++++ Supplied data

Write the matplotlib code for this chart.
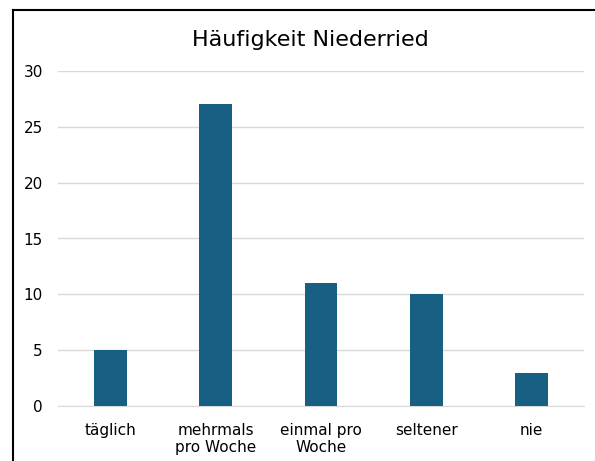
import matplotlib.pyplot as plt
from matplotlib.lines import Line2D

kategorien = ['täglich', 'mehrmals\npro Woche', 'einmal pro\nWoche', 'seltener', 'nie']
anzahl = [5, 27, 11, 10, 3]
y_ticks = [0, 5, 10, 15, 20, 25, 30]

plt.rcParams['font.family'] = ['DejaVu Sans']

fig = plt.figure(figsize=(5.95, 4.61), dpi=100)
ax = fig.add_axes([58/595, 1-406/461, 526/595, 335/461])

x = range(len(kategorien))
ax.bar(x, anzahl, width=0.31, color='#175f83', zorder=3)
ax.set_xlim(-0.5, len(kategorien) - 0.5)
ax.set_ylim(0, 30)
ax.set_yticks(y_ticks)
ax.set_xticks(list(x))
ax.set_xticklabels(kategorien, fontsize=11, linespacing=1.2)
ax.tick_params(axis='y', labelsize=11, length=0, pad=11)
ax.tick_params(axis='x', length=0, pad=12)
ax.grid(axis='y', color='#d9d9d9', linewidth=1, zorder=0)
for s in ['top', 'right', 'left']:
    ax.spines[s].set_visible(False)
ax.spines['bottom'].set_color('#d9d9d9')

fig.text(310/595, 1-40/461, 'Häufigkeit Niederried', fontsize=16, ha='center', va='center')

# Rahmen: nur links und oben sichtbar
x0 = 13/595
y0 = 1 - 10/461
fig.add_artist(Line2D([x0, x0], [0, y0], transform=fig.transFigure, color='black', linewidth=1.5))
fig.add_artist(Line2D([x0, 1.0], [y0, y0], transform=fig.transFigure, color='black', linewidth=1.5))

fig.savefig('out.png', dpi=100)
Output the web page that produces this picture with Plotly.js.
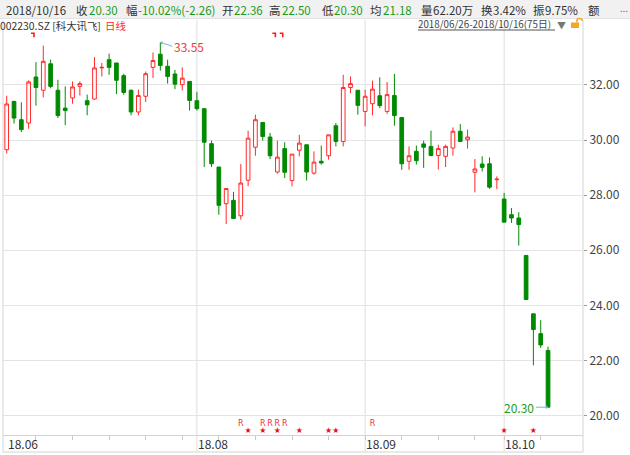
<!DOCTYPE html>
<html>
<head>
<meta charset="utf-8">
<script src="https://cdn.plot.ly/plotly-3.0.1.min.js"></script>
<style>html,body{margin:0;padding:0;background:#fff;}#chart{width:630px;height:455px;}</style>
</head>
<body>
<div id="chart"></div>
<script>
// ---- data ----
const dates = [
 '2018-06-26','2018-06-27','2018-06-28','2018-06-29',
 '2018-07-02','2018-07-03','2018-07-04','2018-07-05','2018-07-06','2018-07-09','2018-07-10','2018-07-11','2018-07-12','2018-07-13',
 '2018-07-16','2018-07-17','2018-07-18','2018-07-19','2018-07-20','2018-07-23','2018-07-24','2018-07-25','2018-07-26','2018-07-27',
 '2018-07-30','2018-07-31',
 '2018-08-01','2018-08-02','2018-08-03','2018-08-06','2018-08-07','2018-08-08','2018-08-09','2018-08-10','2018-08-13','2018-08-14',
 '2018-08-15','2018-08-16','2018-08-17','2018-08-20','2018-08-21','2018-08-22','2018-08-23','2018-08-24','2018-08-27','2018-08-28',
 '2018-08-29','2018-08-30','2018-08-31',
 '2018-09-03','2018-09-04','2018-09-05','2018-09-06','2018-09-07','2018-09-10','2018-09-11','2018-09-12','2018-09-13','2018-09-14',
 '2018-09-17','2018-09-18','2018-09-19','2018-09-20','2018-09-21','2018-09-25','2018-09-26','2018-09-27','2018-09-28',
 '2018-10-08','2018-10-09','2018-10-10','2018-10-11','2018-10-12','2018-10-15','2018-10-16'
];
const openP  = [29.65,31.40,30.74,30.62,32.29,31.81,32.77,31.81,31.16,31.53,31.95,31.43,31.49,32.62,32.92,32.80,32.34,31.81,31.02,31.59,
 32.64,33.12,32.68,32.40,32.01,32.13,31.43,31.14,29.87,29.02,27.69,27.81,27.25,28.54,29.74,30.64,30.11,28.84,29.69,28.53,
 29.63,29.83,28.80,29.23,29.43,30.52,29.95,31.91,31.81,31.04,31.32,31.61,31.04,31.62,30.82,29.23,29.59,29.86,29.77,29.44,
 29.41,29.71,30.32,30.01,28.83,29.13,29.14,28.56,27.86,27.29,27.17,25.81,23.69,22.97,22.36];
const highP  = [31.61,31.43,31.37,32.17,32.83,33.43,32.92,32.19,31.95,32.13,32.13,31.65,33.01,32.80,33.14,32.80,32.41,31.83,31.83,32.49,
 33.18,33.55,32.92,32.55,32.64,32.13,31.75,31.14,29.98,29.02,28.24,28.12,29.13,30.34,30.92,30.64,30.26,29.98,29.92,29.49,
 30.19,29.83,29.59,29.80,30.19,30.62,32.37,32.31,31.81,31.83,32.16,32.28,32.11,32.40,30.82,29.77,29.80,29.98,30.34,29.83,
 29.83,30.46,30.58,30.38,29.31,29.41,29.37,28.68,28.08,27.53,27.38,25.81,23.69,23.46,22.50];
const lowP   = [29.51,30.60,30.29,30.41,31.25,31.55,31.88,30.80,30.54,31.32,31.62,30.90,31.47,32.31,32.37,31.67,31.65,30.90,30.90,31.38,
 32.25,32.52,32.05,31.85,31.80,31.07,31.07,29.02,29.02,27.29,26.95,27.15,27.11,28.32,29.43,29.98,29.31,28.78,28.62,28.32,
 29.41,28.53,28.74,29.11,29.29,29.77,29.77,31.71,30.92,30.50,30.90,31.16,30.95,30.52,28.92,28.92,29.11,28.99,29.41,28.93,
 29.02,29.43,29.93,29.69,28.10,28.86,28.23,28.22,27.02,26.99,26.17,24.21,21.82,22.45,20.30];
const closeP = [31.31,30.80,30.38,32.11,31.91,32.86,31.95,30.89,31.07,31.93,32.05,31.28,32.62,32.64,32.64,32.17,31.73,31.02,31.62,32.41,
 32.89,32.71,32.31,32.03,32.25,31.44,31.14,29.92,29.14,27.63,28.24,27.15,28.44,30.07,30.74,30.13,29.43,29.38,28.83,29.49,
 29.89,28.84,29.20,29.17,30.19,29.95,31.91,32.05,31.26,31.59,31.85,31.25,31.65,30.89,29.14,29.43,29.25,29.74,29.44,29.69,
 29.77,30.32,29.95,30.11,28.95,29.01,28.29,28.58,27.02,27.17,26.93,24.21,23.12,22.56,20.30];

const monthLineIdx  = [26, 49, 68];
const monthLabelIdx = [0, 26, 49, 68];
const monthLabels   = ['18.06', '18.08', '18.09', '18.10'];
const weekTickIdx   = [4, 9, 14, 19, 24, 29, 34, 39, 44, 49, 54, 59, 64, 68, 73];
const yTicks        = [20, 22, 24, 26, 28, 30, 32];
const rMarkIdx      = [32, 35, 36, 37, 38, 50];
const starMarkIdx   = [33, 35, 37, 40, 44, 45, 68, 72];
const topMarkIdx    = [4, 37, 38];

const hdrDate = '2018/10/16';
const hdrClose = '20.30', hdrPct = '-10.02%(-2.26)', hdrOpen = '22.36', hdrHigh = '22.50',
      hdrLow = '20.30', hdrAvg = '21.18', hdrVol = '62.20万', hdrTurn = '3.42%', hdrAmp = '9.75%';
const stockName = '002230.SZ [科大讯飞]';
const periodName = '日线';
const rangeText = '2018/06/26-2018/10/16(75日)';

// ---- helpers ----
const W = 630, H = 455, ML = 3, MR = 47, MT = 20, MB = 20;
const PW = W - ML - MR, PH = H - MT - MB;
const px = x => (x - ML) / PW;
const py = y => (H - MB - y) / PH;
const idx = dates.map((d, i) => i);

const FONT = 'Noto Sans CJK SC, Noto Sans, sans-serif';
const RED = '#ff2a2a', GREEN = '#008a00', TXTGREEN = '#1c9a1c', DARK = '#333333';

const traces = [
  {
    type: 'candlestick', x: idx, open: openP, high: highP, low: lowP, close: closeP,
    text: dates, hoverinfo: 'text',
    increasing: {line: {color: RED, width: 1}, fillcolor: '#ffffff'},
    decreasing: {line: {color: GREEN, width: 1}, fillcolor: GREEN},
    whiskerwidth: 0
  },
  {
    type: 'scatter', mode: 'text', x: rMarkIdx, y: rMarkIdx.map(() => 19.70),
    text: rMarkIdx.map(() => 'R'), textfont: {family: 'DejaVu Sans', size: 8, color: '#e8323c'},
    hoverinfo: 'skip', cliponaxis: false
  },
  {
    type: 'scatter', mode: 'text', x: starMarkIdx, y: starMarkIdx.map(() => 19.42),
    text: starMarkIdx.map(() => '★'), textfont: {family: 'DejaVu Sans', size: 8, color: '#e8101c'},
    hoverinfo: 'skip', cliponaxis: false
  }
];

const shapes = [];
// header background
shapes.push({type: 'rect', xref: 'paper', yref: 'paper', x0: px(0), x1: px(W), y0: py(18), y1: py(0),
  fillcolor: '#f1f1f1', line: {width: 0}, layer: 'below'});
shapes.push({type: 'line', xref: 'paper', yref: 'paper', x0: px(0), x1: px(W), y0: py(18.5), y1: py(18.5),
  line: {color: '#e2e2e2', width: 1}});
// month lines
monthLineIdx.forEach(i => shapes.push({type: 'line', xref: 'x', yref: 'paper', x0: i, x1: i, y0: py(452), y1: 1,
  line: {color: '#dedede', width: 1}, layer: 'below'}));
// frame lines
shapes.push({type: 'line', xref: 'paper', yref: 'paper', x0: 0, x1: 0, y0: py(452), y1: 1, line: {color: '#d4d4d4', width: 1}});
shapes.push({type: 'line', xref: 'paper', yref: 'paper', x0: 1, x1: 1, y0: py(452), y1: 1, line: {color: '#d4d4d4', width: 1}});
shapes.push({type: 'line', xref: 'paper', yref: 'paper', x0: 0, x1: 1, y0: py(452), y1: py(452), line: {color: '#d4d4d4', width: 1}});
// top event marks (small red corner glyphs)
topMarkIdx.forEach(i => shapes.push({type: 'path', xref: 'x', yref: 'y',
  path: `M ${i - 0.68} 33.88 L ${i - 0.27} 33.88 L ${i - 0.27} 33.73`,
  line: {color: '#ff1a1a', width: 1.6}}));
// underline of range text
shapes.push({type: 'line', xref: 'paper', yref: 'paper', x0: px(418), x1: px(555), y0: py(30), y1: py(30), line: {color: '#555', width: 1}});
// lock icon
shapes.push({type: 'rect', xref: 'paper', yref: 'paper', x0: px(571), x1: px(579), y0: py(28), y1: py(22.5),
  fillcolor: '#f5a623', line: {width: 0}});
shapes.push({type: 'path', xref: 'paper', yref: 'paper',
  path: `M ${px(577)} ${py(22.5)} L ${px(577)} ${py(20)} Q ${px(577)} ${py(18.5)} ${px(579.5)} ${py(18.5)} Q ${px(582)} ${py(18.5)} ${px(582)} ${py(20)} L ${px(582)} ${py(21)}`,
  line: {color: '#f5a623', width: 1.5}});

const annotations = [];
function hdr(text, x, y, color, size) {
  annotations.push({text: text, xref: 'paper', yref: 'paper', x: px(x), y: py(y), xanchor: 'left', yanchor: 'middle',
    showarrow: false, borderpad: 0, font: {family: FONT, size: size || 12, color: color}});
}
const HS = 11.5;
hdr(hdrDate, 5, 10, DARK, HS);
hdr('收', 75, 10, DARK, HS); hdr(hdrClose, 88, 10, TXTGREEN, HS);
hdr('幅', 125, 10, DARK, HS); hdr(hdrPct, 137, 10, TXTGREEN, HS);
hdr('开', 221, 10, DARK, HS); hdr(hdrOpen, 233, 10, TXTGREEN, HS);
hdr('高', 268, 10, DARK, HS); hdr(hdrHigh, 281, 10, TXTGREEN, HS);
hdr('低', 321, 10, DARK, HS); hdr(hdrLow, 333, 10, TXTGREEN, HS);
hdr('均', 369, 10, DARK, HS); hdr(hdrAvg, 382, 10, TXTGREEN, HS);
hdr('量', 420, 10, DARK, HS); hdr(hdrVol, 432, 10, DARK, HS);
hdr('换', 480, 10, DARK, HS); hdr(hdrTurn, 492, 10, DARK, HS);
hdr('振', 532, 10, DARK, HS); hdr(hdrAmp, 544, 10, DARK, HS);
hdr('额', 587, 10, DARK, HS);
hdr('...', 619, 8, RED, 10);
hdr(stockName, -1, 25, DARK, 10.4);
hdr(periodName, 104, 25, RED, 10.4);
hdr(rangeText, 417, 24, '#444', 9.8);
hdr('▼', 556, 25, '#777', 9);

// month labels
monthLabelIdx.forEach((i, k) => annotations.push({text: monthLabels[k], xref: 'x', yref: 'paper', x: i, y: py(443.5),
  xanchor: 'left', yanchor: 'middle', borderpad: 0, showarrow: false, font: {family: FONT, size: 12, color: DARK}}));

// max high annotation
let maxI = 0;
highP.forEach((v, i) => { if (v > highP[maxI]) maxI = i; });
annotations.push({text: highP[maxI].toFixed(2), x: maxI, y: highP[maxI], xref: 'x', yref: 'y',
  showarrow: true, arrowhead: 1, arrowsize: 0.7, arrowwidth: 1, arrowcolor: '#6ab8d8', ax: 12, ay: 4,
  xanchor: 'left', yanchor: 'middle', font: {family: FONT, size: 12, color: '#e84040'}});
// last close annotation
const last = closeP.length - 1;
annotations.push({text: closeP[last].toFixed(2), x: last, y: closeP[last], xref: 'x', yref: 'y',
  showarrow: true, arrowhead: 1, arrowsize: 0.7, arrowwidth: 1, arrowcolor: '#6ab8d8', ax: -12, ay: 0,
  xanchor: 'right', yanchor: 'middle', font: {family: FONT, size: 12, color: TXTGREEN}});

const layout = {
  width: W, height: H,
  margin: {l: ML, r: MR, t: MT, b: MB, pad: 0},
  paper_bgcolor: '#ffffff', plot_bgcolor: '#ffffff',
  showlegend: false,
  boxgap: 0.28,
  font: {family: FONT},
  xaxis: {
    type: 'linear', range: [-0.506, 78.78], tickvals: weekTickIdx, ticks: 'outside', ticklen: 4,
    tickcolor: '#c8c8c8', showticklabels: false, showgrid: false, zeroline: false,
    showline: true, linecolor: '#d4d4d4', rangeslider: {visible: false}, fixedrange: true
  },
  yaxis: {
    side: 'right', range: [19.29, 34.36], tickvals: yTicks, tickformat: '.2f', ticks: 'outside', ticklen: 3,
    tickcolor: '#999999', gridcolor: '#e4e4e4', gridwidth: 1, showline: false, zeroline: false,
    tickfont: {family: FONT, size: 12, color: '#444'}, fixedrange: true
  },
  shapes: shapes,
  annotations: annotations
};

Plotly.newPlot('chart', traces, layout, {displayModeBar: false, staticPlot: true});
</script>
</body>
</html>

++++++++

▶ [Request] Leave out the pictures, then repeat the listing above exactly from its first line to the line with "fig.text(310/595, 1-40/461, 'Häufigkeit", inclusive.

▶ [Exercise answer]
Write the matplotlib code for this chart.
import matplotlib.pyplot as plt
from matplotlib.lines import Line2D

kategorien = ['täglich', 'mehrmals\npro Woche', 'einmal pro\nWoche', 'seltener', 'nie']
anzahl = [5, 27, 11, 10, 3]
y_ticks = [0, 5, 10, 15, 20, 25, 30]

plt.rcParams['font.family'] = ['DejaVu Sans']

fig = plt.figure(figsize=(5.95, 4.61), dpi=100)
ax = fig.add_axes([58/595, 1-406/461, 526/595, 335/461])

x = range(len(kategorien))
ax.bar(x, anzahl, width=0.31, color='#175f83', zorder=3)
ax.set_xlim(-0.5, len(kategorien) - 0.5)
ax.set_ylim(0, 30)
ax.set_yticks(y_ticks)
ax.set_xticks(list(x))
ax.set_xticklabels(kategorien, fontsize=11, linespacing=1.2)
ax.tick_params(axis='y', labelsize=11, length=0, pad=11)
ax.tick_params(axis='x', length=0, pad=12)
ax.grid(axis='y', color='#d9d9d9', linewidth=1, zorder=0)
for s in ['top', 'right', 'left']:
    ax.spines[s].set_visible(False)
ax.spines['bottom'].set_color('#d9d9d9')

fig.text(310/595, 1-40/461, 'Häufigkeit Niederried', fontsize=16, ha='center', va='center')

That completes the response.